Fisher sorrise debolmente.
«Che c’è, Crile?» chiese Tessa. «E se non ci fosse traccia di Rotor? Cosa faresti? Vorresti tornare sulla Terra deluso? Avresti l’universo a portata di mano, ma rinunceresti?»
«No. Sto solo chiedendomi quanto ci vorrà per installare i rivelatori e tutti gli altri marchingegni che potrebbero venirti in mente. Tra un paio d’anni raggiungerò i cinquanta. A cinquant’anni, gli agenti dell’Ufficio devono abbandonare il servizio attivo. Ricevono incarichi amministrativi e rimangono sulla Terra dietro una scrivania, e non possono più viaggiare nello spazio.»
«Be’?»
«Tra un paio d’anni, non avrò più i requisiti necessari per il viaggio. Diranno che sono troppo vecchio, e non avrò l’universo a portata di mano, in conclusione.»

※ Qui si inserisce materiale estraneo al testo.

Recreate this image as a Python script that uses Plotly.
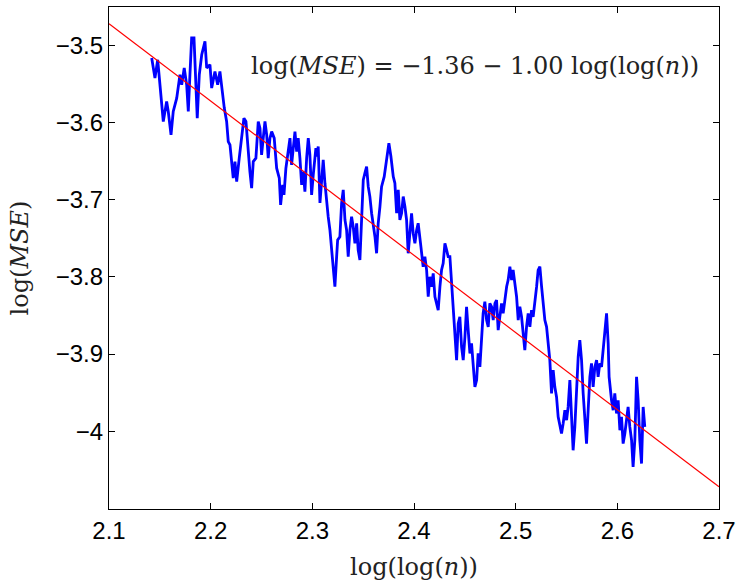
import plotly.graph_objects as go

# ---- data ----
x_loglog_n = [
    2.1420, 2.1452, 2.1479, 2.1501, 2.1518, 2.1534, 2.1567, 2.1583, 2.1610, 2.1632,
    2.1666, 2.1681, 2.1698, 2.1715, 2.1740, 2.1764, 2.1780, 2.1796, 2.1813, 2.1836,
    2.1846, 2.1868, 2.1888, 2.1912, 2.1944, 2.1961, 2.1993, 2.2010, 2.2042, 2.2069,
    2.2091, 2.2114, 2.2134, 2.2157, 2.2173, 2.2190, 2.2207, 2.2222, 2.2239, 2.2256,
    2.2281, 2.2305, 2.2327, 2.2347, 2.2370, 2.2386, 2.2403, 2.2419, 2.2445, 2.2468,
    2.2485, 2.2501, 2.2517, 2.2534, 2.2551, 2.2566, 2.2583, 2.2600, 2.2625, 2.2649,
    2.2675, 2.2688, 2.2708, 2.2721, 2.2740, 2.2763, 2.2780, 2.2796, 2.2812, 2.2829,
    2.2846, 2.2861, 2.2878, 2.2895, 2.2911, 2.2927, 2.2944, 2.2960, 2.2976, 2.2993,
    2.3009, 2.3035, 2.3042, 2.3058, 2.3075, 2.3091, 2.3107, 2.3124, 2.3141, 2.3156,
    2.3173, 2.3190, 2.3206, 2.3222, 2.3239, 2.3249, 2.3271, 2.3288, 2.3304, 2.3321,
    2.3337, 2.3353, 2.3370, 2.3386, 2.3402, 2.3419, 2.3436, 2.3451, 2.3468, 2.3485,
    2.3501, 2.3517, 2.3534, 2.3550, 2.3566, 2.3583, 2.3599, 2.3616, 2.3632, 2.3648,
    2.3665, 2.3681, 2.3707, 2.3731, 2.3753, 2.3773, 2.3796, 2.3812, 2.3829, 2.3845,
    2.3861, 2.3878, 2.3894, 2.3911, 2.3927, 2.3943, 2.3960, 2.3976, 2.3992, 2.4009,
    2.4026, 2.4041, 2.4068, 2.4090, 2.4107, 2.4124, 2.4140, 2.4156, 2.4173, 2.4189,
    2.4206, 2.4222, 2.4238, 2.4255, 2.4271, 2.4287, 2.4304, 2.4321, 2.4336, 2.4353,
    2.4370, 2.4385, 2.4402, 2.4419, 2.4435, 2.4451, 2.4468, 2.4484, 2.4501, 2.4517,
    2.4533, 2.4550, 2.4566, 2.4582, 2.4599, 2.4616, 2.4631, 2.4648, 2.4665, 2.4680,
    2.4697, 2.4714, 2.4730, 2.4746, 2.4763, 2.4779, 2.4796, 2.4812, 2.4828, 2.4845,
    2.4861, 2.4877, 2.4894, 2.4911, 2.4926, 2.4943, 2.4960, 2.4975, 2.4992, 2.5009,
    2.5025, 2.5041, 2.5058, 2.5074, 2.5090, 2.5107, 2.5123, 2.5140, 2.5156, 2.5172,
    2.5189, 2.5206, 2.5221, 2.5238, 2.5255, 2.5270, 2.5287, 2.5304, 2.5320, 2.5336,
    2.5353, 2.5369, 2.5385, 2.5402, 2.5418, 2.5435, 2.5451, 2.5467, 2.5484, 2.5501,
    2.5516, 2.5533, 2.5550, 2.5565, 2.5582, 2.5599, 2.5615, 2.5631, 2.5648, 2.5664,
    2.5680, 2.5697, 2.5713, 2.5730, 2.5746, 2.5762, 2.5779, 2.5796, 2.5811, 2.5828,
    2.5845, 2.5860, 2.5877, 2.5894, 2.5910, 2.5919, 2.5943, 2.5959, 2.5975, 2.5992,
    2.6008, 2.6025, 2.6041, 2.6057, 2.6074, 2.6091, 2.6106, 2.6123, 2.6140, 2.6155,
    2.6172, 2.6189, 2.6205, 2.6221, 2.6238, 2.6254, 2.6270,
]
log_mse = [
    -3.5164, -3.5423, -3.5186, -3.5510, -3.5727, -3.5986, -3.5727, -3.5856, -3.6159, -3.5856,
    -3.5683, -3.5510, -3.5380, -3.5510, -3.5293, -3.5510, -3.5856, -3.5380, -3.4904, -3.4904,
    -3.5293, -3.5942, -3.5380, -3.5121, -3.4948, -3.5293, -3.5250, -3.5553, -3.5337, -3.5510,
    -3.5337, -3.5597, -3.5812, -3.5986, -3.6246, -3.6289, -3.6548, -3.6721, -3.6505, -3.6765,
    -3.6461, -3.6202, -3.5942, -3.5986, -3.6418, -3.6635, -3.6850, -3.6505, -3.6461, -3.5986,
    -3.6072, -3.6418, -3.6202, -3.5986, -3.6159, -3.6461, -3.6202, -3.6116, -3.6202, -3.6591,
    -3.6721, -3.7067, -3.6808, -3.6937, -3.6591, -3.6376, -3.6202, -3.6548, -3.6289, -3.6116,
    -3.6376, -3.6202, -3.6461, -3.6808, -3.6635, -3.6895, -3.6461, -3.6202, -3.6418, -3.6937,
    -3.6678, -3.6331, -3.6440, -3.6311, -3.7041, -3.6743, -3.6483, -3.6786, -3.7041, -3.7219,
    -3.7392, -3.7651, -3.7824, -3.8127, -3.7738, -3.7521, -3.7479, -3.7045, -3.6873, -3.7262,
    -3.7392, -3.7738, -3.7392, -3.7219, -3.7349, -3.7564, -3.7305, -3.7651, -3.7781, -3.7175,
    -3.6743, -3.6656, -3.6570, -3.6830, -3.6959, -3.7175, -3.7305, -3.7479, -3.7694, -3.7305,
    -3.7089, -3.6830, -3.6700, -3.6440, -3.6267, -3.6440, -3.6700, -3.6786, -3.7175, -3.6873,
    -3.7262, -3.7175, -3.6959, -3.7089, -3.7262, -3.7694, -3.7434, -3.7175, -3.7434, -3.7564,
    -3.7392, -3.7305, -3.7608, -3.7868, -3.7738, -3.7911, -3.8257, -3.7998, -3.8127, -3.7954,
    -3.8257, -3.8343, -3.8430, -3.8127, -3.7911, -3.7824, -3.7564, -3.7651, -3.7738, -3.7738,
    -3.8083, -3.8343, -3.8602, -3.9079, -3.8602, -3.8517, -3.8906, -3.9079, -3.8776, -3.8387,
    -3.8689, -3.8992, -3.8862, -3.9121, -3.9425, -3.9338, -3.8992, -3.9166, -3.8819, -3.8473,
    -3.8322, -3.8560, -3.8647, -3.8343, -3.8387, -3.8560, -3.8343, -3.8300, -3.8689, -3.8517,
    -3.8343, -3.8473, -3.8257, -3.8127, -3.8041, -3.7868, -3.8041, -3.7911, -3.8083, -3.8257,
    -3.8560, -3.8387, -3.8517, -3.8732, -3.8949, -3.8647, -3.8473, -3.8647, -3.8430, -3.8517,
    -3.8343, -3.8127, -3.7911, -3.7868, -3.8127, -3.8387, -3.8560, -3.8647, -3.8862, -3.9079,
    -3.9511, -3.9208, -3.9425, -3.9555, -3.9814, -3.9944, -4.0030, -3.9900, -3.9728, -3.9857,
    -3.9685, -3.9338, -3.9944, -4.0247, -3.9944, -3.9425, -3.9036, -3.8819, -3.9079, -3.9511,
    -3.9814, -4.0160, -3.9728, -3.9295, -3.9121, -3.9425, -3.9166, -3.9079, -3.9295, -3.9121,
    -3.9166, -3.8949, -3.8689, -3.8473, -3.8862, -3.9295, -3.9598, -3.9728, -3.9511, -3.9770,
    -3.9598, -3.9987, -3.9814, -4.0160, -4.0030, -3.9814, -3.9685, -3.9944, -4.0117, -4.0463,
    -4.0117, -3.9295, -3.9598, -4.0117, -4.0419, -3.9685, -3.9944,
]

# fitted line  log(MSE) = a + b*log(log(n))
fit_intercept = -1.372
fit_slope = -1.00
fit_x = [2.1, 2.7]
fit_y = [fit_intercept + fit_slope * v for v in fit_x]

x_tick_vals = [2.1, 2.2, 2.3, 2.4, 2.5, 2.6, 2.7]
x_tick_labels = ["2.1", "2.2", "2.3", "2.4", "2.5", "2.6", "2.7"]
y_tick_vals = [-4.0, -3.9, -3.8, -3.7, -3.6, -3.5]
y_tick_labels = ["\u22124", "\u22123.9", "\u22123.8", "\u22123.7", "\u22123.6", "\u22123.5"]

equation_text = "log(<i>MSE</i>) = \u22121.36 \u2212 1.00 log(log(<i>n</i>))"
x_title = "log(log(<i>n</i>))"
y_title = "log(<i>MSE</i>)"

fig = go.Figure()
fig.add_trace(go.Scatter(x=x_loglog_n, y=log_mse, mode="lines",
                         line=dict(color="#0000FF", width=2.8), showlegend=False))
fig.add_trace(go.Scatter(x=fit_x, y=fit_y, mode="lines",
                         line=dict(color="#FF0000", width=1.2), showlegend=False))

serif = "DejaVu Serif, Liberation Serif, serif"
sans = "Liberation Sans, Arial, sans-serif"

axis_common = dict(showgrid=False, zeroline=False, showline=True, linecolor="black",
                   linewidth=1.2, mirror="ticks", ticks="inside", ticklen=6,
                   tickcolor="black", tickwidth=1, automargin=False,
                   tickfont=dict(family=sans, size=24, color="black"))

fig.update_layout(
    width=738, height=583, autosize=False,
    margin=dict(l=109, r=19, t=7, b=74),
    paper_bgcolor="white", plot_bgcolor="white",
    xaxis=dict(range=[2.1, 2.7], tickmode="array", tickvals=x_tick_vals,
               ticktext=x_tick_labels,
               title=dict(text=x_title, font=dict(family=serif, size=24, color="#222"),
                          standoff=15),
               **axis_common),
    yaxis=dict(range=[-4.1008, -3.4502], tickmode="array", tickvals=y_tick_vals,
               ticktext=y_tick_labels,
               title=dict(text=y_title, font=dict(family=serif, size=24, color="#222"),
                          standoff=20),
               **axis_common),
    annotations=[dict(x=2.682, y=-3.527, xref="x", yref="y", xanchor="right",
                      yanchor="middle", showarrow=False, text=equation_text,
                      font=dict(family=serif, size=24, color="#222"))],
)

fig.write_html(
    "out.html",
    config={"displayModeBar": False, "responsive": False},
    post_script="document.body.style.margin='0';document.body.style.overflow='hidden';",
)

«Sciocchezze! Io partirò, e ho già superato i cinquanta.»
«Tu sei un caso speciale. È la tua nave, no?»
«Anche tu sei un caso speciale, dal momento che insisterò per averti a bordo. E poi, non sarà facile trovare le persone adatte per l’Ultraluce. Sarà già un problema convincere qualcuno a offrirsi volontario. E dovranno essere volontari… perché non possiamo rischiare di affidare la nave a delle reclute maldisposte e spaventate.»
«Perché non dovrebbero offrirsi volontari?»
«Perché sono terrestri, mio caro Crile, e per quasi tutti i terrestri lo spazio è sinonimo di orrore. L’iperspazio è qualcosa di ancor più orribile, quindi la gente si tirerà indietro. Ci saremo noi due, e ci serviranno altri tre volontari e, credimi, non sarà facile trovarli. Ho tastato il terreno, ho sentito parecchie persone, e per il momento ho solo due elementi validi che hanno fatto una mezza promessa: ChaoLi e Henry Jarlow. La terza persona deve ancora saltar fuori. E anche se per caso i volontari poi fossero una dozzina, tu non sarai escluso perché io insisterò e ti vorrò al mio fianco come ambasciatore in previsione di un incontro con i rotoriani… se sarà necessario. E comunque ti prometto che la nave partirà prima che tu compia cinquant’anni.»
Finalmente, Crile Fisher sorrise, risollevato. «Tessa, ti amo. Sai, ti amo davvero.»
«No… non so se mi ami davvero, soprattutto quando lo dici con quel tono, come se fosse un’ammissione sorprendente per te. È strano, Crile, molto strano… sono quasi otto anni che ci conosciamo, che viviamo insieme, che facciamo l’amore, ma non l’hai mai detto una sola volta.»
«No?»
«Credimi, ho ascoltato. E sai cos’è strano, poi? Non ho mai detto che ti amo, eppure ti amo. Non era iniziata così, questa storia. Secondo te, cos’è successo?»
Fisher rispose sottovoce: «Forse ci siamo innamorati a poco a poco e non ce ne siamo mai accorti. A volte può succedere, non credi?».
E si sorrisero timidamente, quasi stessero chiedendosi che fare a questo punto.